The lower reserve requirements at “qualified” rural banks build on plans announced earlier this month for railway and housing spending and tax breaks for companies to support expansion.

Wednesday’s measures “are small in magnitude in terms of their macroeconomic impact, but send a clear signal of loosening intention,” Goldman Sachs analysts said.

Bank of America analysts estimated that a cut of 1 percentage point in rural lenders’ reserve ratios may release as much as 78 billion yuan (S$15.7 billion) in liquidity.

The value of property sales in the first quarter fell 5.2 per cent from a year earlier and unsold completed properties jumped 23 per cent from a year earlier to 521.6 million sq m (5.6 billion sq ft), the NBS said.

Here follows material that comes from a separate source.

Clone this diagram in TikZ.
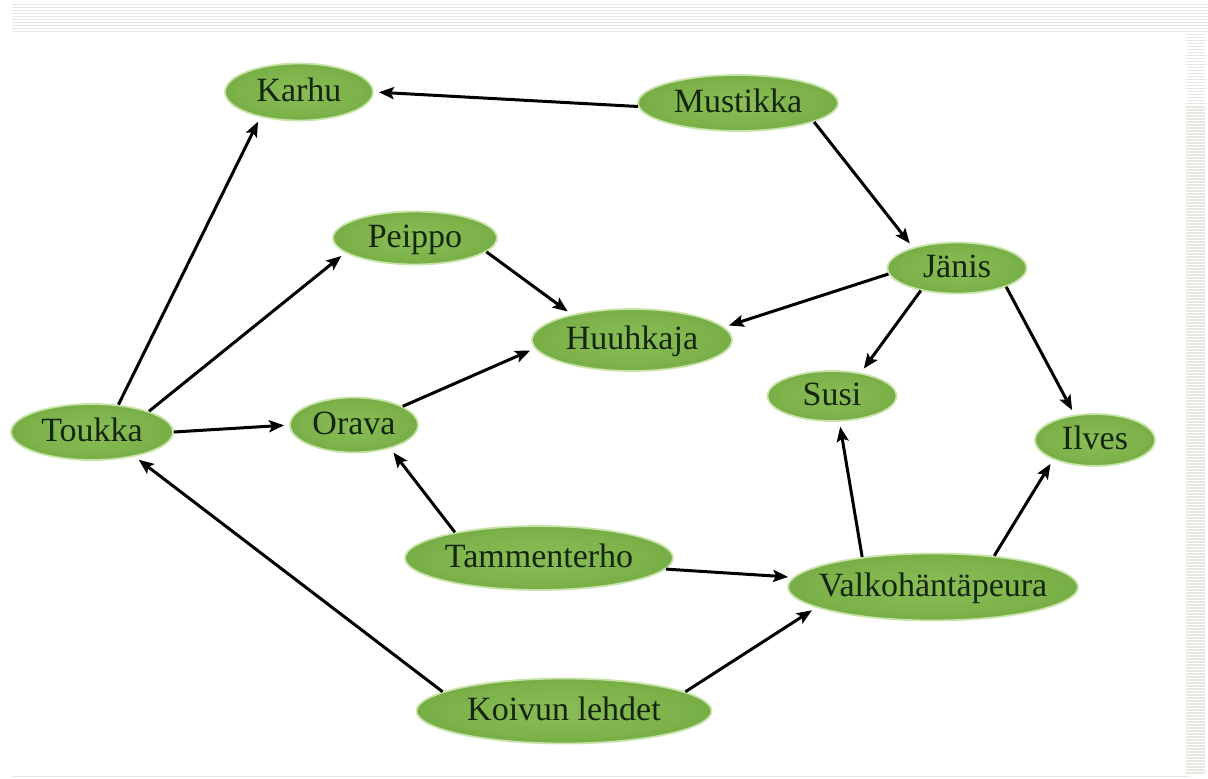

NBS spokesman Sheng Laiyun said that “relevant departments will closely follow the changes in the property market and improve property macro-control policies accordingly”, responding to a question on whether housing market policies would be relaxed.

The property market has had new developments including falling prices in some third- and fourth-tier cities, he added.

UBS analysts estimate that the real estate industry accounts for more than a quarter of final demand in the Chinese economy when property-generated needs for goods such as machinery and instruments, chemicals and metals are included.

“For now, I think the government will hold its breath, but if the sector were to continue to weaken — and I think most forward-looking indicators suggest it will — I would expect the government’s nerve not to hold,” said Mr George Magnus, an independent economic adviser to UBS.

Measures that the government may take include “monetary easing, including possibly further yuan depreciation, and a relaxation of some past restraints on property purchases and transactions”, he added.

Hong Kong-based JPMorgan Chase China economist Grace Ng said while there may be some degree of easing in places where the housing market is under pressure, it is unlikely to evolve into a national policy shift.

Some of the cities that had imposed home purchase restrictions, such as Wenzhou, Xuzhou and Zhoushan, have already been tweaking the measures since the second half of last year to boost sales, Centaline said.

In Beijing, existing home prices fell 3.8 per cent from the March average to 31,265 yuan a square metre in the first 10 days of April, according to data from Bacic & 5i5j Group, the city’s second-biggest property broker.

Hong Kong-based Citigroup China economist Ding Shuang said the government could buy housing inventory to use as low-income apartments.

“Property developers, especially smaller ones, are very vulnerable,” he said. “If they cannot sell their inventory, they may default and the non-performing loan ratio could increase and bond defaults could also increase.”